Mt.Gox was the third largest Bitcoin exchange in the world, and was also the most controversial as well. A few weeks ago the service suspended all withdrawal transactions citing a known bug in the system as the culprit, and just a week later announced that all trading and transactions would return to normal soon. Unfortunately that last statement proved to be noting more than hot air, when the service completely went down a few days ago.
Today Mt. Gox, a Japanese-based company, filed for bankruptcy protection and announced that it is more than $60 million in debt. Today in a Tokyo court, officials from the company said that it has lost more than 750,000 bitcoins stored in its system owned by customers and that 100,000 of its own were gone as well. At the current going rate for a single bitcoin ($574.79 via Coinbase.) the a coins lost value at almost $450 million for customers and more than half a billion dollars total.

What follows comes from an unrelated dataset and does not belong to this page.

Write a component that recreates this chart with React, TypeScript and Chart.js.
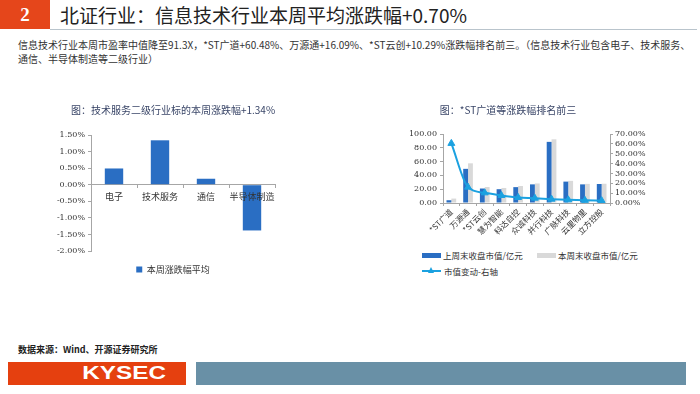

In the last few days Bitcoin prices have fallen several percent due to the news of Mt. Gox failing. During the court appearance Mt. Gox founder Mark Karpelès said: "There was some weakness in the system, and the bitcoins have disappeared. I apologize for causing trouble." Unfortunately for thousands of customers, simple apologies will not return the millions they lost because Mt. Gox failed to acknowledge a bug in the system that had existed for years. Bankruptcy will save the company from debt, but there should be negligence charges filed in my opinion. To let a devistating software bug exist for that long while making hundreds of millions in revenue is simply unacceptable.